New model predicts how sand and other granular materials flow

Sand in an hourglass might seem simple and straightforward, but such granular materials are actually tricky to model. From far away, flowing sand resembles a liquid, streaming down the centre of an hourglass like water from a faucet. But up close, one can make out individual grains that slide against each other, forming a mound at the base that holds its shape, much like a solid. 

Sand's curious behaviour - part fluid, part solid - has made it difficult for researchers to predict how it and other granular materials flow under various conditions. A precise model for granular flow would be particularly useful in optimising processes such as pharmaceutical manufacturing and grain production, where tiny pills and grains pour through industrial chutes and silos in mass quantities. When they aren't well-controlled, such large-scale flows can cause blockages that are costly and sometimes dangerous to clear.

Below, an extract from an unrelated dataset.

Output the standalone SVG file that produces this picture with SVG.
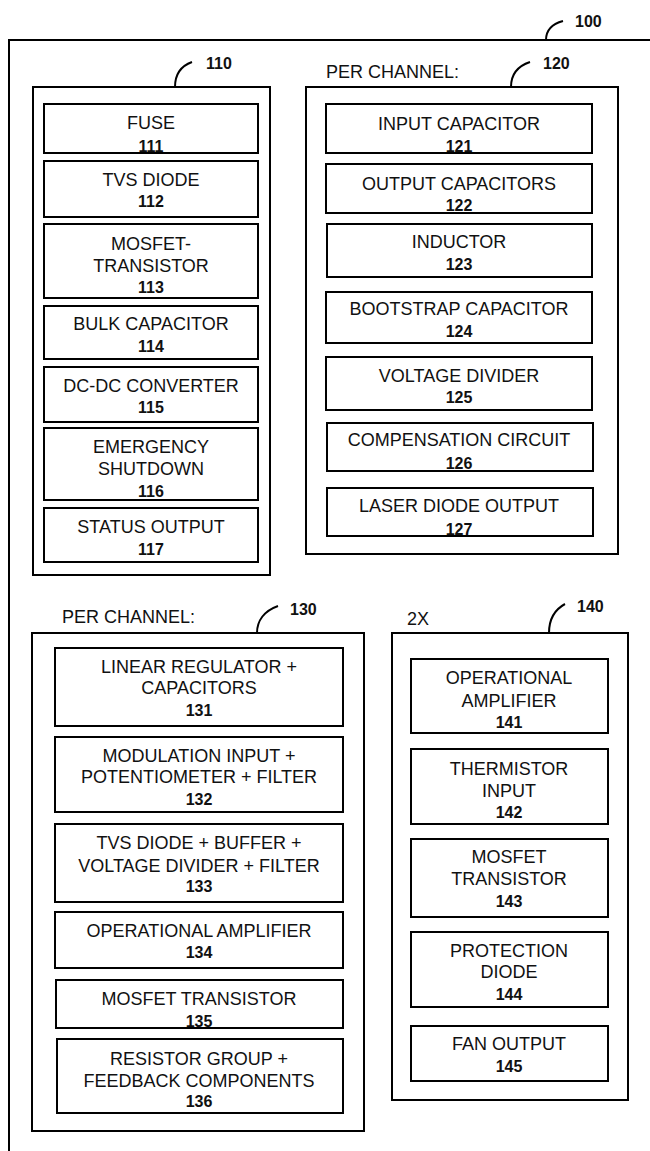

Now Ken Kamrin of MIT's Department of Mechanical Engineering has come up with a model that predicts the flow of granular materials under a variety of conditions. The model improves on existing models by taking into account one important factor: how the size of a grain affects the entire flow.

 Kamrin and Georg Koval, assistant professor of civil engineering at the National Institute of Applied Sciences in Strasbourg, France, used the new model to predict sand flow in several configurations - including a chute and a circular trough - and found that the model's predictions were a near-perfect match with actual results. A paper detailing the new model will appear in the journal Physical Review Letters.

''The basic equations governing water flow have been known for over a century,'' says Kamrin, the Class of '56 Career Development Assistant Professor of Mechanical Engineering. ''There hasn't been something similar for sand, where I can give you a cupful of sand, and tell you which equations will be necessary to predict how it will squish around if I squeeze the cup.''

Kamrin explains that developing a flow model - also known as a continuum model - essentially means ''blurring out'' individual grains or molecules. While a computer may be programmed to predict the behaviour of every single molecule in, say, a cup of flowing water, Kamrin says this exercise would take years. Instead, researchers have developed continuum models.